WHAT TO WORK ON
Return every line below as is, leaving out the pictures.

━━━━━ INPUT DATA ━━━━━

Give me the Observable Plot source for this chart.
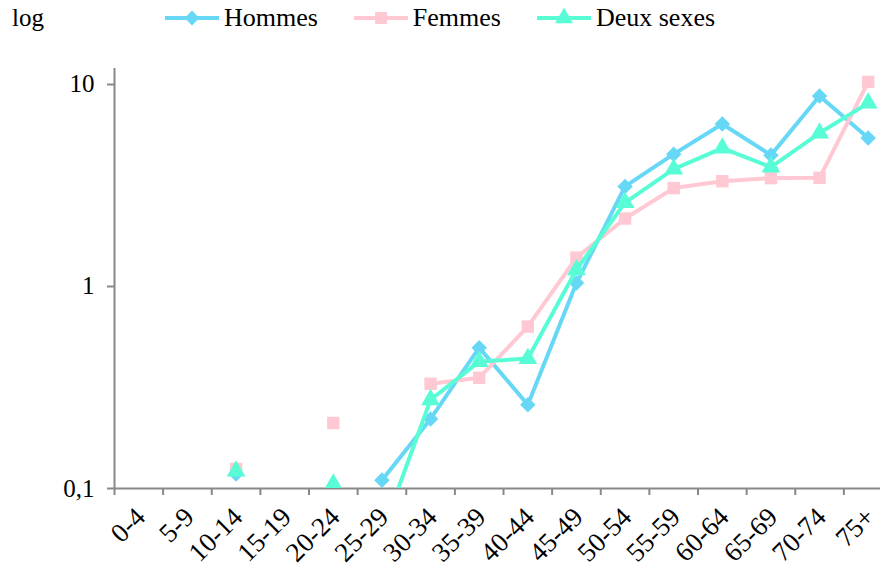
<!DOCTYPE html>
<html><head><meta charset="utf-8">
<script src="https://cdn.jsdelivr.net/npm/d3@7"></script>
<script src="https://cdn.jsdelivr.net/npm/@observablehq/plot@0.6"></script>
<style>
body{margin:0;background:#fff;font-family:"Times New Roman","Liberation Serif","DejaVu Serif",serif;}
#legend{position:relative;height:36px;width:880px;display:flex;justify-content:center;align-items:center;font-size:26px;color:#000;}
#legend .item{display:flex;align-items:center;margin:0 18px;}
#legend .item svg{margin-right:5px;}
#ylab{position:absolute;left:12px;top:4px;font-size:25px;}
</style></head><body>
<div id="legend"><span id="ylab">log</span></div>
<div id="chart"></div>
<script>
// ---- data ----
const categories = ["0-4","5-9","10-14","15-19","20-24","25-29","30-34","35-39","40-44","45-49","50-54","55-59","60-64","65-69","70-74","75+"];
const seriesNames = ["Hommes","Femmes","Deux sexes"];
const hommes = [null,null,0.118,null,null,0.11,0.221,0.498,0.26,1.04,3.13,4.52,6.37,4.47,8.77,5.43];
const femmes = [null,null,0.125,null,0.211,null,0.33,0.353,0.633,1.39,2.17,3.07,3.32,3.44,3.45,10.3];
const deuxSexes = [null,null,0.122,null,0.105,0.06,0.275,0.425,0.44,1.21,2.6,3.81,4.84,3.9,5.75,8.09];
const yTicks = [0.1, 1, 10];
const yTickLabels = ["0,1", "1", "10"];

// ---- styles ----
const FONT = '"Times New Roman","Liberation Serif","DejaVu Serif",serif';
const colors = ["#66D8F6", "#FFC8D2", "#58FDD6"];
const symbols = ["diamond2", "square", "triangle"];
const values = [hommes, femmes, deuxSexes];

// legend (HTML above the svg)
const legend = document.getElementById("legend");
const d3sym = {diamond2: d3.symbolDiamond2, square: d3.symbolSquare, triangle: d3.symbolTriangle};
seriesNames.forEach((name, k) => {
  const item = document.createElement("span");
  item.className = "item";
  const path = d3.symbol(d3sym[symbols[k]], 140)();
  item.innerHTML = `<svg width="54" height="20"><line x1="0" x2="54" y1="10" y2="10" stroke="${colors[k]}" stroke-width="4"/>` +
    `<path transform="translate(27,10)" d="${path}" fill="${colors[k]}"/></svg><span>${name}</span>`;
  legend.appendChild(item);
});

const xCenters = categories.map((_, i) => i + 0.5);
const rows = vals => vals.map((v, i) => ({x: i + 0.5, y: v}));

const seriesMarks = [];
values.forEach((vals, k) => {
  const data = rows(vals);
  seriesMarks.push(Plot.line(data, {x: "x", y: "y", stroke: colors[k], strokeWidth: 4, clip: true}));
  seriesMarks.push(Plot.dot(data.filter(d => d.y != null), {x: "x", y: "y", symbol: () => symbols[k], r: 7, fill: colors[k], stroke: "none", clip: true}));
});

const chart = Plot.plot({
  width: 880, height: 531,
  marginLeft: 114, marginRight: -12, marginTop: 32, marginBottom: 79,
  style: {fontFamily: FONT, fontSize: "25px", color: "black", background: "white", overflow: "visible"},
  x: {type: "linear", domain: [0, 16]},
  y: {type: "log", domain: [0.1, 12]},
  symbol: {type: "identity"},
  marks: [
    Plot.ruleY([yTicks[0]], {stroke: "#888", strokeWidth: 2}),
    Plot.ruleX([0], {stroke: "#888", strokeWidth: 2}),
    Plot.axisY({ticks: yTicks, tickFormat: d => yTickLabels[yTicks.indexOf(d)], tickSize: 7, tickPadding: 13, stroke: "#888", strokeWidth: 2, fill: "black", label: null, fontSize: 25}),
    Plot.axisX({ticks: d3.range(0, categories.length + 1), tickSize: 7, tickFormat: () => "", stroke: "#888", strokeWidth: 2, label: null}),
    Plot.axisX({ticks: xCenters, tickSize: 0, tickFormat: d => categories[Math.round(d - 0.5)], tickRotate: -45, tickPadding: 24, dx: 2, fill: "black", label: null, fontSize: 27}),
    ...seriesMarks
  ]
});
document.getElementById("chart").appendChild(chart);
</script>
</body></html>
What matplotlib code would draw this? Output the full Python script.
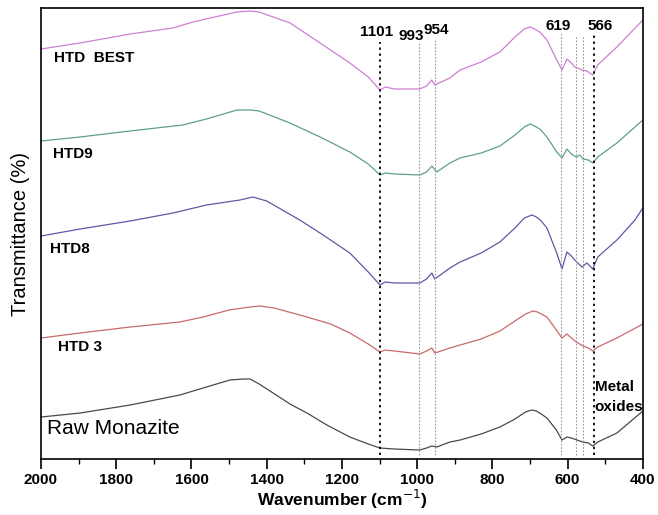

━━━━━

EXERCISE SOLUTION
Give me the Observable Plot source for this chart.
<!DOCTYPE html>
<html><head><meta charset="utf-8">
<script src="https://cdn.jsdelivr.net/npm/d3@7"></script>
<script src="https://cdn.jsdelivr.net/npm/@observablehq/plot@0.6"></script>
<style>
body{margin:0;background:#fff;font-family:"Times New Roman","Liberation Serif","DejaVu Serif",serif;}
#legend{position:relative;height:36px;width:880px;display:flex;justify-content:center;align-items:center;font-size:26px;color:#000;}
#legend .item{display:flex;align-items:center;margin:0 18px;}
#legend .item svg{margin-right:5px;}
#ylab{position:absolute;left:12px;top:4px;font-size:25px;}
</style></head><body>
<div id="legend"><span id="ylab">log</span></div>
<div id="chart"></div>
<script>
// ---- data ----
const categories = ["0-4","5-9","10-14","15-19","20-24","25-29","30-34","35-39","40-44","45-49","50-54","55-59","60-64","65-69","70-74","75+"];
const seriesNames = ["Hommes","Femmes","Deux sexes"];
const hommes = [null,null,0.118,null,null,0.11,0.221,0.498,0.26,1.04,3.13,4.52,6.37,4.47,8.77,5.43];
const femmes = [null,null,0.125,null,0.211,null,0.33,0.353,0.633,1.39,2.17,3.07,3.32,3.44,3.45,10.3];
const deuxSexes = [null,null,0.122,null,0.105,0.06,0.275,0.425,0.44,1.21,2.6,3.81,4.84,3.9,5.75,8.09];
const yTicks = [0.1, 1, 10];
const yTickLabels = ["0,1", "1", "10"];

// ---- styles ----
const FONT = '"Times New Roman","Liberation Serif","DejaVu Serif",serif';
const colors = ["#66D8F6", "#FFC8D2", "#58FDD6"];
const symbols = ["diamond2", "square", "triangle"];
const values = [hommes, femmes, deuxSexes];

// legend (HTML above the svg)
const legend = document.getElementById("legend");
const d3sym = {diamond2: d3.symbolDiamond2, square: d3.symbolSquare, triangle: d3.symbolTriangle};
seriesNames.forEach((name, k) => {
  const item = document.createElement("span");
  item.className = "item";
  const path = d3.symbol(d3sym[symbols[k]], 140)();
  item.innerHTML = `<svg width="54" height="20"><line x1="0" x2="54" y1="10" y2="10" stroke="${colors[k]}" stroke-width="4"/>` +
    `<path transform="translate(27,10)" d="${path}" fill="${colors[k]}"/></svg><span>${name}</span>`;
  legend.appendChild(item);
});

const xCenters = categories.map((_, i) => i + 0.5);
const rows = vals => vals.map((v, i) => ({x: i + 0.5, y: v}));

const seriesMarks = [];
values.forEach((vals, k) => {
  const data = rows(vals);
  seriesMarks.push(Plot.line(data, {x: "x", y: "y", stroke: colors[k], strokeWidth: 4, clip: true}));
  seriesMarks.push(Plot.dot(data.filter(d => d.y != null), {x: "x", y: "y", symbol: () => symbols[k], r: 7, fill: colors[k], stroke: "none", clip: true}));
});

const chart = Plot.plot({
  width: 880, height: 531,
  marginLeft: 114, marginRight: -12, marginTop: 32, marginBottom: 79,
  style: {fontFamily: FONT, fontSize: "25px", color: "black", background: "white", overflow: "visible"},
  x: {type: "linear", domain: [0, 16]},
  y: {type: "log", domain: [0.1, 12]},
  symbol: {type: "identity"},
  marks: [
    Plot.ruleY([yTicks[0]], {stroke: "#888", strokeWidth: 2}),
    Plot.ruleX([0], {stroke: "#888", strokeWidth: 2}),
    Plot.axisY({ticks: yTicks, tickFormat: d => yTickLabels[yTicks.indexOf(d)], tickSize: 7, tickPadding: 13, stroke: "#888", strokeWidth: 2, fill: "black", label: null, fontSize: 25}),
    Plot.axisX({ticks: d3.range(0, categories.length + 1), tickSize: 7, tickFormat: () => "", stroke: "#888", strokeWidth: 2, label: null}),
    Plot.axisX({ticks: xCenters, tickSize: 0, tickFormat: d => categories[Math.round(d - 0.5)], tickRotate: -45, tickPadding: 24, dx: 2, fill: "black", label: null, fontSize: 27}),
    ...seriesMarks
  ]
});
document.getElementById("chart").appendChild(chart);
</script>
</body></html>
What matplotlib code would draw this? Output the full Python script.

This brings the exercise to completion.